D 踏み込んだ発言に対し、会場内からは驚きの声も聞かれたけど、建設業の健全な発展に向けた改革は「待ったなし」という強い意志を感じた。業界が一体となって課題解決に取り組んでいくとする機運醸成、意思統一にもつながったのではないかな。
B 当日は東京オリンピック・パラリンピックの開幕までちょうど200日だった。小池百合子東京都知事は「オールジャパンでの大会成功」を訴えた。大会期間中だけでなく、終了後もその経済効果が持続し、それこそ「オールジャパン」に多くの恩恵がもたされるといいね。
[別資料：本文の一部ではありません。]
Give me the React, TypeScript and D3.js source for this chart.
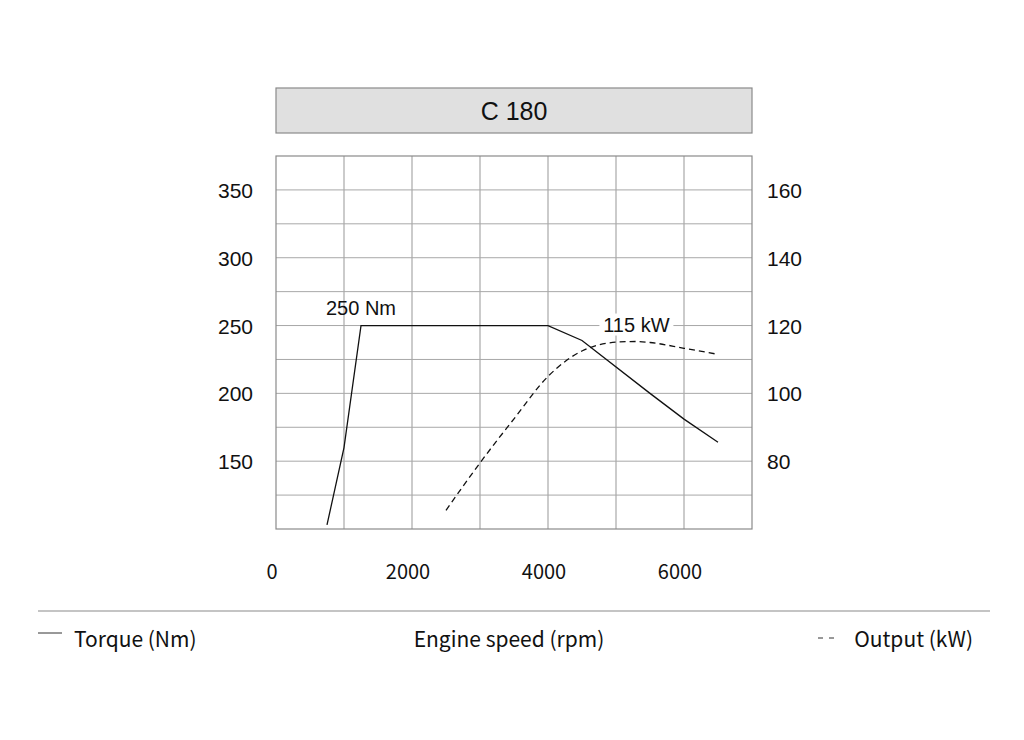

建設業の持続的発展に強い意志をみせる日建連の山内会長

レジリエント加速、担い手育成に注力

A ところで、日本建築学会、日本建築家協会(JIA)、東京建築士会の建築3会も6日に新年交礼会を開いたけど、どうだったのか。
E 少子高齢化、人口減少社会が進む中、建築界でも持続的発展に向けた次世代の育成が喫緊の課題になっている。激甚化する風水害や、近い将来発生が予想される南海トラフ巨大地震や首都直下地震など、自然災害への対応も急務だ。各会長もあいさつの中で、若手の育成と弾力性があり災害に強いレジリエント建築の必要性を強調していた。
F 日本建築学会の竹脇出会長は、2019年10月に設置した2つの会長タスクフォース(TF)について触れていた。若手教育TFは、若手会員に対する表彰制度の充実など建築界の担い手育成に向けて、より幅広い検討を進める。レジリエント建築TFでは、自然災害による被害を踏まえ、良質な建築ストックの形成を後押しする既存建築物の耐震・機能改修、低炭素化社会への貢献など「建築の強化」に向けて検討するとした。
G 竹脇会長は、レジリエント建築TFについて「計画・構造・環境のあらゆる分野の力を集結し、独自の検討を進めている」とした上で、「取り組みをさらに加速させる」と意欲を見せていた。「強い建築」の実現に向けては、SDGs(持続可能な開発目標)に盛り込まれている17の目標を踏まえ検討を進める。
E SDGsへの対応は、乾杯の音頭をとったJIAの六鹿正治会長が「取り組みが企業でもより深くなる」と、ことしのトレンドとして挙げていた。都市防災も課題に挙げ、広域的なレジリエント対応の必要性も強調していた。
A 担い手確保や災害対応は、個社の努力では限界がある。建築界の持続的発展と強靱な国土づくりに向け、建築に携わる分野間のさらなる連携強化に期待したいね。